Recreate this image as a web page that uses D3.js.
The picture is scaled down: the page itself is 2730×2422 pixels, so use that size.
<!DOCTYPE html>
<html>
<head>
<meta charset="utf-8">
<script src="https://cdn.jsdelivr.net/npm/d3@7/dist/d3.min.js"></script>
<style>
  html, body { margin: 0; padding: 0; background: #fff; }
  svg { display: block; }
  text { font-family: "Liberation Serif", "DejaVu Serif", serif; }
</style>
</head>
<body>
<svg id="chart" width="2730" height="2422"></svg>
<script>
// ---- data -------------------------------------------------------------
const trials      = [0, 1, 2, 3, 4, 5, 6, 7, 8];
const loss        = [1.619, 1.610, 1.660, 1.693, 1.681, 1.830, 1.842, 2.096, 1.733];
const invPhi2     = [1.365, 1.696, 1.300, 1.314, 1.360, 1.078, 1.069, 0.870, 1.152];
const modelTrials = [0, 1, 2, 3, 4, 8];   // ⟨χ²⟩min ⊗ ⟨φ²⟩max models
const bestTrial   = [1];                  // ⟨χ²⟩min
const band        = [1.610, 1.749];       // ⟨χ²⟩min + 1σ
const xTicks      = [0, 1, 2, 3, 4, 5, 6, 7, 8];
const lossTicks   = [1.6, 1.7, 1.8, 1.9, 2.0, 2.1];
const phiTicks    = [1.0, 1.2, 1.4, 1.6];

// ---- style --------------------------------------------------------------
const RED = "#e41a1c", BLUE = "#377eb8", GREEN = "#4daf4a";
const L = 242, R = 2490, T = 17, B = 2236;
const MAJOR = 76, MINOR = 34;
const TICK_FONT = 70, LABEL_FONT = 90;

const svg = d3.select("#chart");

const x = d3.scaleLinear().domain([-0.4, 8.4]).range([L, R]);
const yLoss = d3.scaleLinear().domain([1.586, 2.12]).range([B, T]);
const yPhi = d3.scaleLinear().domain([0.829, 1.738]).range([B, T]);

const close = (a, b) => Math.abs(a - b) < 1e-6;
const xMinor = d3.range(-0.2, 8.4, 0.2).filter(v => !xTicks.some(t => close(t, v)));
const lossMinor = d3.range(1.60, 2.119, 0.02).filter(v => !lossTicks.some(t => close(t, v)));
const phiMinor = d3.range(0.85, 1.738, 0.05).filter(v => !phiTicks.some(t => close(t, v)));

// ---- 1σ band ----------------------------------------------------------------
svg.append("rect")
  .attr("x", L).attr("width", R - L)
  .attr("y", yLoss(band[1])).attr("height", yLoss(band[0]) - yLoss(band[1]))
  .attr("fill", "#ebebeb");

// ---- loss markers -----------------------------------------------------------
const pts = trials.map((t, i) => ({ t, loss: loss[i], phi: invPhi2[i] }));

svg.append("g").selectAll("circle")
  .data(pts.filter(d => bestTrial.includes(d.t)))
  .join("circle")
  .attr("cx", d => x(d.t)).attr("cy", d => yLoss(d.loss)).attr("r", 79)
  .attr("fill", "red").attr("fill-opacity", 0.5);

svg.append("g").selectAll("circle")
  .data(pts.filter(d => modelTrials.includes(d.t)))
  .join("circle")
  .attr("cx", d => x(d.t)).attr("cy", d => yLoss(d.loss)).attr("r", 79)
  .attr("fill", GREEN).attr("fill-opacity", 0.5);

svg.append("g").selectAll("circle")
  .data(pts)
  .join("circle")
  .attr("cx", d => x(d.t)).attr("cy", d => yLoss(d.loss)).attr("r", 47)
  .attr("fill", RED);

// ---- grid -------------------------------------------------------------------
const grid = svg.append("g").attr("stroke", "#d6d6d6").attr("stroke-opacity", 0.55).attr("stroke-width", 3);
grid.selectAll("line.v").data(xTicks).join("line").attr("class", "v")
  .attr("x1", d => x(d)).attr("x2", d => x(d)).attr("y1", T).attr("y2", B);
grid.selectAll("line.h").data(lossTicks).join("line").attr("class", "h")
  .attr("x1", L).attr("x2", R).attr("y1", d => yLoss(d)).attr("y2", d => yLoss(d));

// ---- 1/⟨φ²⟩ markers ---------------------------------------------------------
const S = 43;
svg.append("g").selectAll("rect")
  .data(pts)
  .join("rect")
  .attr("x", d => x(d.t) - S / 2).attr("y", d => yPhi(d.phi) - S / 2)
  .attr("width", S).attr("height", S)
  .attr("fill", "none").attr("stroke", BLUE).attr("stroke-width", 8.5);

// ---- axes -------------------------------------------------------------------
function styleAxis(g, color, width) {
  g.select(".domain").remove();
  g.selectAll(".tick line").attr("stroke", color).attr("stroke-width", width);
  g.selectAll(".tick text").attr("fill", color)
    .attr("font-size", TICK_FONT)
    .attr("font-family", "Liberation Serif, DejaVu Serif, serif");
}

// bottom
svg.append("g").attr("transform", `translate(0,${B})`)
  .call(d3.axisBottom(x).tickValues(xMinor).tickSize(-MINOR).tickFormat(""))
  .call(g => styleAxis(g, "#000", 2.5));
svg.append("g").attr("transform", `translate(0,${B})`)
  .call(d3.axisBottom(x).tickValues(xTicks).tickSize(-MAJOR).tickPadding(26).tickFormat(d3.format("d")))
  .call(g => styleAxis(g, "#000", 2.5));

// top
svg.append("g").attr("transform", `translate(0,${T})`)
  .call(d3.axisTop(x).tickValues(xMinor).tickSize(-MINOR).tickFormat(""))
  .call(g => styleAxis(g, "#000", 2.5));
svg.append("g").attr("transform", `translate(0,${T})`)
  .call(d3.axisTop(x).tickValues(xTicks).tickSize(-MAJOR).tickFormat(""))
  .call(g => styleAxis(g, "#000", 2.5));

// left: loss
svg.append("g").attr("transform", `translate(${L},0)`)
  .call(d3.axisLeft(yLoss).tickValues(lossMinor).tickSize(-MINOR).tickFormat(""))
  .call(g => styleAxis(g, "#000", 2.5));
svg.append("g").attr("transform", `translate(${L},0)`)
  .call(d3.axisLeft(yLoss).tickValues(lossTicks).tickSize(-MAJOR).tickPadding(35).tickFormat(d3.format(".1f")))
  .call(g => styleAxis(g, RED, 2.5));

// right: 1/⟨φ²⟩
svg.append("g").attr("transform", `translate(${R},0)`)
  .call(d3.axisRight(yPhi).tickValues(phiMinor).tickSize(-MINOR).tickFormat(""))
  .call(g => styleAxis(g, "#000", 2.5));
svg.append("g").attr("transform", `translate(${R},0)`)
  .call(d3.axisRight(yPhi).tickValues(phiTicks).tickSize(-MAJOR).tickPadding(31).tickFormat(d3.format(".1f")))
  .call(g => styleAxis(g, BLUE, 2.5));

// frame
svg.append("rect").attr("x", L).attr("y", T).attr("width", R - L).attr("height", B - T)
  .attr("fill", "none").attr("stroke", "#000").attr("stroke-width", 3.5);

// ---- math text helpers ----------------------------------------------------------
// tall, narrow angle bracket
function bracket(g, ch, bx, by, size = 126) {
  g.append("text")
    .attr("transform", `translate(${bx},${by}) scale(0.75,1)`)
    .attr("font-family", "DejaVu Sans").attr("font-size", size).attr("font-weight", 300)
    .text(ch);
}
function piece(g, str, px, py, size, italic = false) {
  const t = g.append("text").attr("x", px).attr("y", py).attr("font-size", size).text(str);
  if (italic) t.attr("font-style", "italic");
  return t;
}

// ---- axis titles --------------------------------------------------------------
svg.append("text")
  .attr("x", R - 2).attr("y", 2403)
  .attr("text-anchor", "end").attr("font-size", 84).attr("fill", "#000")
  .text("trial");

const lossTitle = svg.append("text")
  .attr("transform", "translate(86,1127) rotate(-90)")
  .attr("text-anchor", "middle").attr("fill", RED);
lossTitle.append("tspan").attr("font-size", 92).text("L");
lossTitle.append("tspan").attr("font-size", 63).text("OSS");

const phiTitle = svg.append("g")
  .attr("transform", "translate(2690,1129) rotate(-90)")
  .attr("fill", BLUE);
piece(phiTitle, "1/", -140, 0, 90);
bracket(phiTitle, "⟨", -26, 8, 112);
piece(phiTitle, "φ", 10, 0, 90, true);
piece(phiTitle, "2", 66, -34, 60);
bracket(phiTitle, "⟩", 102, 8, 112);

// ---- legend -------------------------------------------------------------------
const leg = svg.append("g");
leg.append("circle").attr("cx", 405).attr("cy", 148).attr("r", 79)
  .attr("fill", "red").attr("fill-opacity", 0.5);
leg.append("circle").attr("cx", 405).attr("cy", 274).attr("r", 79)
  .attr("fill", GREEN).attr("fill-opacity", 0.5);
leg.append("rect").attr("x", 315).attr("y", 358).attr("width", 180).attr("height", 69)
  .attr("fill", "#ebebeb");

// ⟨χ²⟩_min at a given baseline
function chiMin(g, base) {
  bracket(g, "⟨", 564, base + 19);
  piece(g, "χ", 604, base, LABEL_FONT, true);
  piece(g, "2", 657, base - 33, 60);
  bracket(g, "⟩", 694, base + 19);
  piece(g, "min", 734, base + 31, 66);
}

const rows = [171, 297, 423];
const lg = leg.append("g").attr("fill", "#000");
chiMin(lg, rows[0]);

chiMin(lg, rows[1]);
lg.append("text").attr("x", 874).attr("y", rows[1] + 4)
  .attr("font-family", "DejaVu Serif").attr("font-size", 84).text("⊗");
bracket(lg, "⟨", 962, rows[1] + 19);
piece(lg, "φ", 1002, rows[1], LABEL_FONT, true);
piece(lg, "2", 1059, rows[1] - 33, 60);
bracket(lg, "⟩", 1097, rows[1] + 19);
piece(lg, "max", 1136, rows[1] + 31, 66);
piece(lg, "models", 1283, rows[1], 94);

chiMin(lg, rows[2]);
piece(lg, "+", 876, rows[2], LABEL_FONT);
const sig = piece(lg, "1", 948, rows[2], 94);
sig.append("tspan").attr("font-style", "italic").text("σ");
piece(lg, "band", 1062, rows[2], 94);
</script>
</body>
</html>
-------
> _DIRECTIONS FOR THIS TASK_
Taking the lines above, repeat exactly those from the line that contains "The picture is" through the line that contains "1.2, 1.4, 1.6];", and both of those lines as well. Include nothing else.

> _TASK OUTPUT_
The picture is scaled down: the page itself is 2730×2422 pixels, so use that size.
<!DOCTYPE html>
<html>
<head>
<meta charset="utf-8">
<script src="https://cdn.jsdelivr.net/npm/d3@7/dist/d3.min.js"></script>
<style>
  html, body { margin: 0; padding: 0; background: #fff; }
  svg { display: block; }
  text { font-family: "Liberation Serif", "DejaVu Serif", serif; }
</style>
</head>
<body>
<svg id="chart" width="2730" height="2422"></svg>
<script>
// ---- data -------------------------------------------------------------
const trials      = [0, 1, 2, 3, 4, 5, 6, 7, 8];
const loss        = [1.619, 1.610, 1.660, 1.693, 1.681, 1.830, 1.842, 2.096, 1.733];
const invPhi2     = [1.365, 1.696, 1.300, 1.314, 1.360, 1.078, 1.069, 0.870, 1.152];
const modelTrials = [0, 1, 2, 3, 4, 8];   // ⟨χ²⟩min ⊗ ⟨φ²⟩max models
const bestTrial   = [1];                  // ⟨χ²⟩min
const band        = [1.610, 1.749];       // ⟨χ²⟩min + 1σ
const xTicks      = [0, 1, 2, 3, 4, 5, 6, 7, 8];
const lossTicks   = [1.6, 1.7, 1.8, 1.9, 2.0, 2.1];
const phiTicks    = [1.0, 1.2, 1.4, 1.6];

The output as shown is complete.